I have been going strict paleo for 30 days now. Besides a few bites of pork juice soaked bread at Woodberry Kitchen, I have been eating great without any urges to cheat. And other than a few late night social outings, I have been getting great sleep. All in all, I feel amazing.
One issue I've had when I've talked to people about how eating paleo has helped me lean up has been the response: "well you run like a 1,000 miles each week." Looking past the fact I would have shot myself long before completing that type of distance in a week, people would always attribute my improved health to my ultra-marathon running and training. They would assume that my ability to once or twice a month go off and run 30-50+ miles of backwoods trail involved a heavy training schedule. Hardly.
|30 miles into Highland Sky 40M Trail Race|
Having been rocking the paleo lifestyle for a few years, I quickly found the aerobic and anaerobic benefits of sprinting. For minimal time investment each week I was maintaining and improving my performance during my ultra trail races. So if anything, it was not 1,000 miles per week but maybe 10 minutes of sprints that helped me stay in shape. Ultimately though I know it was the high quality fuel I was consuming: high fat, moderate protein, and low to no carbohydrates from local, organic vegetables and grass-fed/pastured meat.

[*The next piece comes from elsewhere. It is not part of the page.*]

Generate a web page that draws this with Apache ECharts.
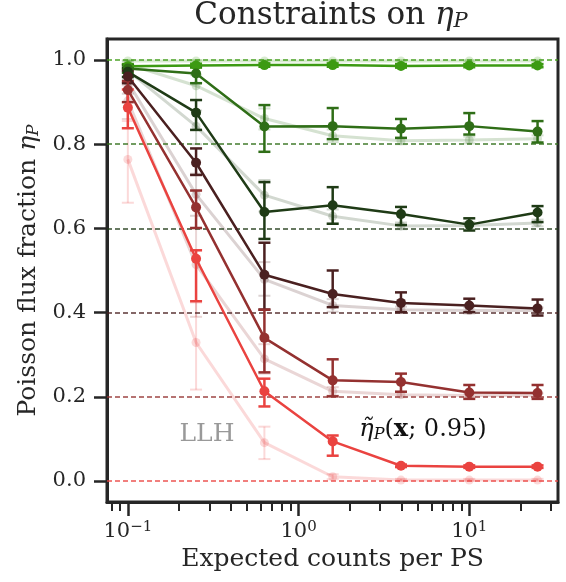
<!DOCTYPE html>
<html>
<head>
<meta charset="utf-8">
<script src="https://cdn.jsdelivr.net/npm/echarts@6/dist/echarts.min.js"></script>
<style>
  html, body { margin: 0; padding: 0; background: #fff; }
  #chart { width: 566px; height: 582px; }
</style>
</head>
<body>
<div id="chart"></div>
<script>
// expected counts per PS (x positions)
const counts = [0.1, 0.251, 0.631, 1.585, 3.981, 10, 25.12];
// true Poisson fractions (dashed lines)
const truth = [1.0, 0.8, 0.6, 0.4, 0.2, 0.0];
const colors = ['#3c9a12', '#2f6e17', '#1f3b16', '#4a2020', '#943130', '#ea4340'];

// eta tilde (x; 0.95) medians and error ranges
const eta100 = [0.985, 0.987, 0.988, 0.988, 0.986, 0.987, 0.987];
const eta100Lo = [0.979, 0.982, 0.984, 0.984, 0.982, 0.983, 0.983];
const eta100Hi = [0.990, 0.991, 0.992, 0.992, 0.990, 0.990, 0.990];
const eta80 = [0.980, 0.968, 0.842, 0.843, 0.837, 0.843, 0.830];
const eta80Lo = [0.970, 0.945, 0.782, 0.812, 0.815, 0.823, 0.804];
const eta80Hi = [0.988, 0.985, 0.893, 0.886, 0.860, 0.874, 0.855];
const eta60 = [0.972, 0.875, 0.639, 0.655, 0.634, 0.609, 0.638];
const eta60Lo = [0.960, 0.834, 0.575, 0.611, 0.608, 0.595, 0.615];
const eta60Hi = [0.982, 0.905, 0.710, 0.698, 0.651, 0.624, 0.653];
const eta40 = [0.961, 0.756, 0.490, 0.444, 0.423, 0.417, 0.410];
const eta40Lo = [0.945, 0.727, 0.407, 0.413, 0.401, 0.401, 0.393];
const eta40Hi = [0.975, 0.790, 0.566, 0.500, 0.448, 0.433, 0.431];
const eta20 = [0.929, 0.650, 0.340, 0.239, 0.235, 0.210, 0.209];
const eta20Lo = [0.900, 0.601, 0.258, 0.201, 0.212, 0.195, 0.195];
const eta20Hi = [0.950, 0.690, 0.407, 0.289, 0.255, 0.228, 0.228];
const eta0 = [0.887, 0.528, 0.213, 0.094, 0.036, 0.034, 0.034];
const eta0Lo = [0.838, 0.427, 0.177, 0.060, 0.033, 0.031, 0.031];
const eta0Hi = [0.930, 0.548, 0.243, 0.108, 0.039, 0.037, 0.037];

// LLH results (faint)
const llh100 = [0.998, 0.998, 0.998, 0.998, 0.998, 0.998, 0.998];
const llh100Lo = [0.994, 0.994, 0.995, 0.995, 0.995, 0.995, 0.995];
const llh100Hi = [1.000, 1.000, 1.000, 1.000, 1.000, 1.000, 1.000];
const llh80 = [0.990, 0.939, 0.861, 0.820, 0.808, 0.810, 0.813];
const llh80Lo = [0.975, 0.905, 0.835, 0.805, 0.800, 0.802, 0.805];
const llh80Hi = [0.998, 0.965, 0.885, 0.835, 0.816, 0.818, 0.821];
const llh60 = [0.975, 0.843, 0.679, 0.629, 0.606, 0.607, 0.613];
const llh60Lo = [0.955, 0.800, 0.640, 0.612, 0.598, 0.599, 0.605];
const llh60Hi = [0.990, 0.880, 0.715, 0.645, 0.614, 0.615, 0.621];
const llh40 = [0.948, 0.681, 0.479, 0.417, 0.407, 0.405, 0.405];
const llh40Lo = [0.920, 0.630, 0.440, 0.402, 0.400, 0.398, 0.398];
const llh40Hi = [0.970, 0.730, 0.520, 0.432, 0.414, 0.412, 0.412];
const llh20 = [0.903, 0.514, 0.290, 0.213, 0.205, 0.203, 0.203];
const llh20Lo = [0.860, 0.390, 0.255, 0.203, 0.199, 0.198, 0.198];
const llh20Hi = [0.940, 0.600, 0.325, 0.223, 0.211, 0.208, 0.208];
const llh0 = [0.764, 0.329, 0.091, 0.010, 0.002, 0.002, 0.002];
const llh0Lo = [0.661, 0.217, 0.052, 0.004, 0.000, 0.000, 0.000];
const llh0Hi = [0.855, 0.424, 0.129, 0.016, 0.005, 0.005, 0.005];

const etaSets = [
  [eta100, eta100Lo, eta100Hi], [eta80, eta80Lo, eta80Hi], [eta60, eta60Lo, eta60Hi],
  [eta40, eta40Lo, eta40Hi], [eta20, eta20Lo, eta20Hi], [eta0, eta0Lo, eta0Hi]
];
const llhSets = [
  [llh100, llh100Lo, llh100Hi], [llh80, llh80Lo, llh80Hi], [llh60, llh60Lo, llh60Hi],
  [llh40, llh40Lo, llh40Hi], [llh20, llh20Lo, llh20Hi], [llh0, llh0Lo, llh0Hi]
];

const yTicks = [0, 0.2, 0.4, 0.6, 0.8, 1.0];
const xMajor = [0.1, 1, 10];
const xMinor = [0.08, 0.09, 0.2, 0.3, 0.4, 0.5, 0.6, 0.7, 0.8, 0.9, 2, 3, 4, 5, 6, 7, 8, 9, 20, 30];

const FONT = 'DejaVu Serif';
const INK = '#262626';

function errorBars(vals, lo, hi, color, opacity, width, z) {
  return {
    type: 'custom',
    xAxisIndex: 0,
    yAxisIndex: 0,
    z: z,
    silent: true,
    encode: { x: 0, y: [1, 2] },
    data: counts.map((c, i) => [c, lo[i], hi[i]]),
    renderItem: function (params, api) {
      const x = api.value(0);
      const p1 = api.coord([x, api.value(1)]);
      const p2 = api.coord([x, api.value(2)]);
      const hw = 6;
      const style = { stroke: color, lineWidth: width, opacity: opacity };
      return {
        type: 'group',
        children: [
          { type: 'line', shape: { x1: p1[0], y1: p1[1], x2: p2[0], y2: p2[1] }, style: style },
          { type: 'line', shape: { x1: p1[0] - hw, y1: p1[1], x2: p1[0] + hw, y2: p1[1] }, style: style },
          { type: 'line', shape: { x1: p2[0] - hw, y1: p2[1], x2: p2[0] + hw, y2: p2[1] }, style: style }
        ]
      };
    }
  };
}

const series = [];
// faint LLH curves first
llhSets.forEach((s, k) => {
  series.push({
    type: 'line',
    z: 2,
    data: counts.map((c, i) => [c, s[0][i]]),
    symbol: 'circle',
    symbolSize: 9,
    lineStyle: { color: colors[k], width: 3, opacity: 0.2 },
    itemStyle: { color: colors[k], opacity: 0.2 },
    silent: true
  });
  series.push(errorBars(s[0], s[1], s[2], colors[k], 0.2, 2, 2));
});
// eta tilde curves with dashed truth lines
etaSets.forEach((s, k) => {
  series.push({
    type: 'line',
    z: 5,
    data: counts.map((c, i) => [c, s[0][i]]),
    symbol: 'circle',
    symbolSize: 10,
    lineStyle: { color: colors[k], width: 2.5 },
    itemStyle: { color: colors[k] },
    silent: true,
    markLine: {
      silent: true,
      symbol: 'none',
      label: { show: false },
      lineStyle: { color: colors[k], type: [5, 3], width: 1.5, opacity: 0.9 },
      data: [{ yAxis: truth[k] }]
    }
  });
  series.push(errorBars(s[0], s[1], s[2], colors[k], 1, 2.5, 5));
});

const chart = echarts.init(document.getElementById('chart'));
chart.setOption({
  animation: false,
  backgroundColor: '#fff',
  grid: {
    left: 107, right: 8, top: 39, bottom: 80,
    show: true, borderColor: INK, borderWidth: 3, backgroundColor: 'transparent'
  },
  xAxis: [
    {
      type: 'log', logBase: 10, min: 0.0755, max: 33.1, position: 'bottom',
      axisLine: { show: true, onZero: false, lineStyle: { color: INK, width: 3 } },
      axisTick: { show: true, customValues: xMajor, length: 14, lineStyle: { color: INK, width: 2.5 } },
      axisLabel: {
        customValues: xMajor, margin: 18, color: INK,
        formatter: function (v) {
          const e = Math.round(Math.log10(v));
          return '{b|10}{s|' + (e < 0 ? '\u2212' + (-e) : e) + '}';
        },
        rich: {
          b: { fontFamily: FONT, fontSize: 21, color: INK },
          s: { fontFamily: FONT, fontSize: 15, color: INK, verticalAlign: 'top', padding: [0, 0, 9, 0] }
        }
      },
      splitLine: { show: false },
      name: 'Expected counts per PS', nameLocation: 'middle', nameGap: 45,
      nameTextStyle: { fontFamily: FONT, fontSize: 25, color: INK }
    },
    {
      type: 'log', logBase: 10, min: 0.0755, max: 33.1, position: 'bottom',
      axisLine: { show: false, onZero: false },
      axisTick: { show: true, customValues: xMinor, length: 9, lineStyle: { color: INK, width: 2 } },
      axisLabel: { show: false },
      splitLine: { show: false }
    }
  ],
  yAxis: {
    type: 'value', min: -0.05, max: 1.05,
    axisLine: { show: true, onZero: false, lineStyle: { color: INK, width: 3 } },
    axisTick: { show: true, customValues: yTicks, length: 13, lineStyle: { color: INK, width: 2.5 } },
    axisLabel: {
      customValues: yTicks, margin: 21, color: INK, fontFamily: FONT, fontSize: 21,
      formatter: v => v.toFixed(1)
    },
    splitLine: { show: false },
    name: '{n|Poisson flux fraction }{i|\u03b7}{s|P}',
    nameLocation: 'middle', nameGap: 64, nameRotate: 90,
    nameTextStyle: {
      rich: {
        n: { fontFamily: FONT, fontSize: 25, color: INK },
        i: { fontFamily: FONT, fontSize: 25, fontStyle: 'italic', color: INK },
        s: { fontFamily: FONT, fontSize: 17, fontStyle: 'italic', color: INK, verticalAlign: 'bottom', padding: [9, 0, 0, 0] }
      }
    }
  },
  graphic: [
    {
      type: 'text', x: 331, y: 16,
      style: {
        text: '{n|Constraints on }{i|\u03b7}{s|P}',
        align: 'center', verticalAlign: 'middle',
        rich: {
          n: { fontFamily: FONT, fontSize: 31, fill: INK },
          i: { fontFamily: FONT, fontSize: 31, fontStyle: 'italic', fill: INK },
          s: { fontFamily: FONT, fontSize: 21, fontStyle: 'italic', fill: INK, verticalAlign: 'bottom', padding: [12, 0, 0, 0] }
        }
      }
    },
    {
      type: 'text', x: 207, y: 434, z: 10,
      style: {
        text: 'LLH', align: 'center', verticalAlign: 'middle',
        fontFamily: FONT, fontSize: 25, fill: '#999999'
      }
    },
    {
      type: 'text', x: 423, y: 430, z: 10,
      style: {
        text: '{i|\u03b7\u0303}{s|P}{n|(}{b|x}{n|; 0.95)}',
        align: 'center', verticalAlign: 'middle',
        rich: {
          i: { fontFamily: FONT, fontSize: 24, fontStyle: 'italic', fill: '#111' },
          s: { fontFamily: FONT, fontSize: 16, fontStyle: 'italic', fill: '#111', verticalAlign: 'bottom', padding: [9, 0, 0, 0] },
          n: { fontFamily: FONT, fontSize: 24, fill: '#111' },
          b: { fontFamily: FONT, fontSize: 24, fontWeight: 'bold', fill: '#111' }
        }
      }
    }
  ],
  series: series
});
</script>
</body>
</html>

Where I am going with this is simple. With my knee I am unable to run. And although I've leaned out considerably over the years, I am far from having single digit body fat or well-defined six pack. And given I will not be able to run for at least a year, and not play soccer for probably two, I can now show results purely from diet.
That brings up other issues, as to do I care that much about wanting a six-pack and do I need the approval of others as to how I've accomplished my weight loss? First, yes I would like to at some point in my life have a noticeable six-pack and may be a little vain (see item 6). Second, I do not care what others think, however I do like to argue and debate. And when someone overweight gives me fitness or nutrition advice I want to tell them to STFU and smack the low-fat yogurt out of their hand. That is after I explain how they are wrong.